Правильно. Но ведь сам он ужаснулся, поняв, что вместо шалости несчастной дурочке испортили жизнь!! Он тогда ещё был человеком. Джентльменом. Аристократом - и мыслил аристократически. Он ведь ужаснулся. Но что произошло с ним дальше? Что с ним, все понявшим верно и ужаснувшимся, случилось потом? Он вспомнил... Он заставил себя вспомнить всё, что бесило его в поведении мисс Вейзи, и уже через минуту сказал - поделом. Самооправдание, стремление отодвинуть собственную вину и забыть о том, что случившееся - прямое следствие его воли, и он тут же стал плебеем и мыслил уже плебейски. Да, осуществил мерзость другой, - он лишь заказал её...
Но нет!! Кейтон вскочил, как ужаленный. Он этого не хотел!! Злого умысла не было...
Такого злого умысла... Умысел-то был... Но Ренн прав, вернее, прав не в понимании, но - в своём двойном непонимании: "Ты, что, не знал, кто он? Что иное он мог вытворить?" "И ты... ты просил его свести счеты с несчастной девчонкой, сиротой и дурочкой, которая что-то там о тебе наболтала?"
Ну почему, почему спустя немногие минуты после сообщения тётки, уединившись, он пожалел дурочку, - но тут же и ...возгордился собой, сочтя, что весьма ловко все проделал - и даже подумал, что Райс полакомился всласть и от такого блюда он и сам бы не отказался! Он рассмеялся тогда в темноте... "Да не смутят пустые сны наш дух! Ведь "совесть" - слово, созданное трусом, чтоб сильных напугать и остеречь. Кулак нам совесть, и закон нам - меч..." Откуда это?
Чёрт!... Ричард III... Да, осмыслил Кейтон, вот он - переход от аристократизма духа к ничтожеству помыслов, правда, в его искажённой натуре этот дикий зигзаг был куда страшнее.
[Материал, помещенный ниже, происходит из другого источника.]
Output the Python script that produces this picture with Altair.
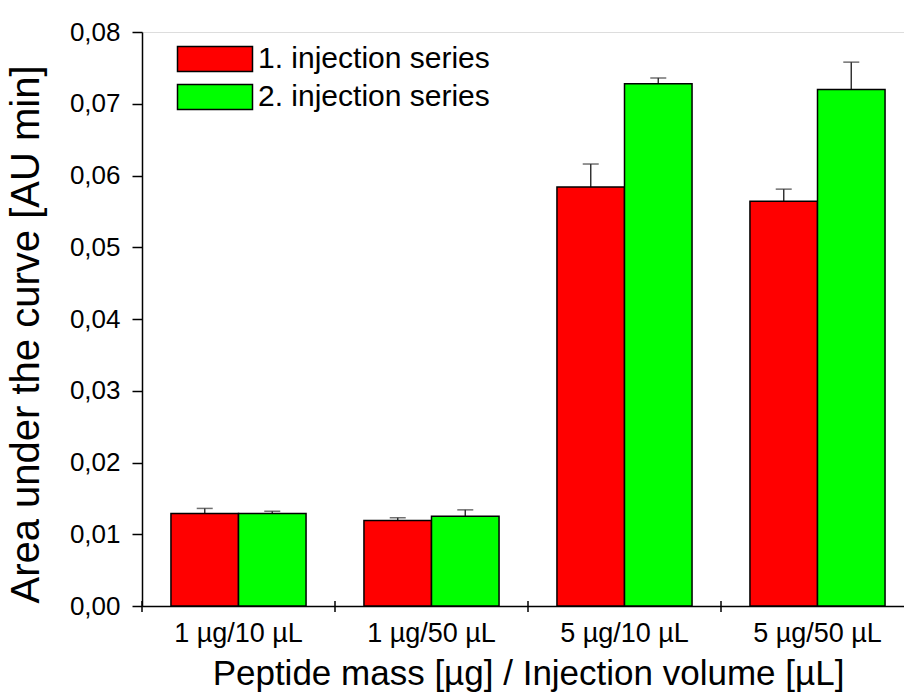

От высоты духа, от божьего смирения и кротости, от жалости к жертве чужих прихотей и своей мести - он опускался не к ничтожеству помыслов, он сразу взлетал - на вершину низости. Он подлинно носил в себе Ричарда, которого столь бездумно тогда процитировал... Да, это Глостер проступил в нём... Он ведь воистину страшно усилился тогда. Ему казалось - на его голове - корона, в руках - скипетр!
Но почему? Почему, совершив мерзость, он стал сильнее?
Следующим вечером вернулся Ренн. Кейтон видел из-за полуопущенной шторы, как тот торопливо пробежал под зонтом к подъезду, слуги занесли саквояжи, экипаж отъехал от дверей. Энселм ожидал, что Альберт, несмотря на их последнюю встречу в Бате и разрыв отношений, всё же зайдёт, хотя бы поприветствует его, но в коридоре было тихо.
Ренн не зашел ни разу за два дня, а после начала занятий выбрал в аудитории место, если и не максимально далёкое от него, то всё же достаточно отдалённое, чтобы уничтожить всякую возможность общения. Кейтон был огорчён этим. Вернувшаяся бессонница, тяжелые мысли, душевная тягота усугублялись вынужденным одиночеством. Тогда, в Бате, он не воспринял слова Ренна всерьёз, считал, что невиноват в произошедшем, что всё пустяки. Последовавший разговор с мисс Эбигейл был для него ушатом ледяной воды, заставившим его очнуться от обморока подлости, в котором он находился.